You probably know that awkward moment: the CEO asks a simple question — “Where do we stand on margin by segment?” — and… two different answers come back.

Same month. Same scope. Two different figures.

From that point on, the discussion shifts:

  • strategy is no longer debated,
  • data reliability becomes the topic.

This doubt comes at a high cost: lost energy, damaged credibility and slower execution.

The real issue is not the tool

The most frustrating part? This is rarely a tooling problem.

It is a governance issue:

  • Who defines the KPI?
  • Which data source is the reference?
  • Which calculation rule is validated — and by whom?

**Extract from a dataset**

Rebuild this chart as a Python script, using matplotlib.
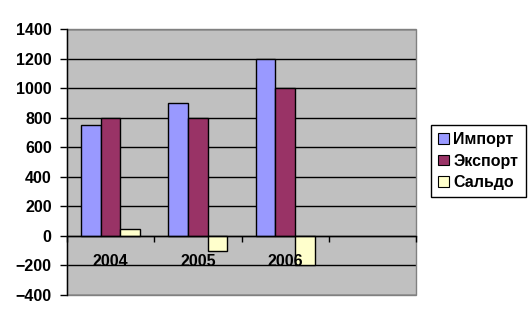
import numpy as np
import matplotlib
matplotlib.use("Agg")
import matplotlib.pyplot as plt
from matplotlib.patches import Rectangle

plt.rcParams["font.family"] = ["Liberation Sans", "DejaVu Sans"]
plt.rcParams["font.weight"] = "bold"

years = ["2004", "2005", "2006"]
n_slots = 4  # the category axis has one empty slot at the end
series_names = ["Импорт", "Экспорт", "Сальдо"]
import_vals = [750, 900, 1200]
export_vals = [800, 800, 1000]
saldo_vals = [50, -100, -200]
colors = ["#9999FF", "#993366", "#FFFFCC"]
yticks = list(range(-400, 1401, 200))

fig = plt.figure(figsize=(5.29, 3.25), dpi=100)
ax = fig.add_axes([67 / 529, 1 - 295 / 325, 349 / 529, 266 / 325])
ax.set_facecolor("#C0C0C0")

x = np.arange(len(years))
w = 0.225
for i, (vals, name) in enumerate(zip([import_vals, export_vals, saldo_vals], series_names)):
    ax.bar(x + (i - 1) * w, vals, width=w, color=colors[i], edgecolor="black",
           linewidth=1, label=name, zorder=2)

ax.set_xlim(-0.5, n_slots - 0.5)
ax.set_ylim(-400, 1400)
ax.set_yticks(yticks)
ax.yaxis.grid(True, color="black", linewidth=1)
ax.set_axisbelow(True)
ax.tick_params(axis="y", direction="out", length=5, width=1, pad=6, labelsize=11.5)

# category axis crosses at zero, labels drawn over the bars
ax.spines["bottom"].set_position(("data", 0))
ax.spines["bottom"].set_linewidth(1)
ax.spines["bottom"].set_zorder(3)
ax.spines["top"].set_visible(False)
ax.spines["right"].set_visible(False)
ax.spines["left"].set_linewidth(1)
ax.set_xticks(np.arange(-0.5, n_slots, 1.0))
ax.set_xticklabels([])
ax.tick_params(axis="x", which="major", direction="out", length=4, width=1)
ax.set_xticks(x, minor=True)
ax.set_xticklabels(years, minor=True)
ax.tick_params(axis="x", which="minor", length=0, pad=13, labelsize=11.5)
ax.xaxis.set_zorder(5)

# gray plot-area border
ax.add_patch(Rectangle((0, 0), 1, 1, transform=ax.transAxes, fill=False,
                       edgecolor="#808080", linewidth=1, clip_on=False, zorder=1))

leg = ax.legend(loc="upper left", bbox_to_anchor=(431 / 529, 1 - 125 / 325),
                bbox_transform=fig.transFigure, fancybox=False, edgecolor="black",
                framealpha=1, fontsize=11.5, handlelength=0.65, handleheight=0.65,
                handletextpad=0.3, borderpad=0.45, labelspacing=0.4, borderaxespad=0)
leg.get_frame().set_linewidth(1)
for h in leg.legend_handles:
    h.set_linewidth(0.8)

fig.savefig("out.png", dpi=100)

And when the Board challenges a figure, one question inevitably arises:
Where is the traceability?

No single version of the number, no real steering

As long as you do not have a single, shared version of the number, you are not steering the organisation — you are negotiating reality.

Decisions slow down, discussions drift and confidence erodes.

Data trust is an executive responsibility

The good news is that data trust is not a new IT project.

It is a leadership initiative.

By clarifying ownership, definitions and validation rules, organisations:

  • secure executive and Board-level decisions,
  • protect their credibility and reputation,
  • accelerate strategic steering.

Data trust creates alignment.
And alignment is what turns numbers into decisions.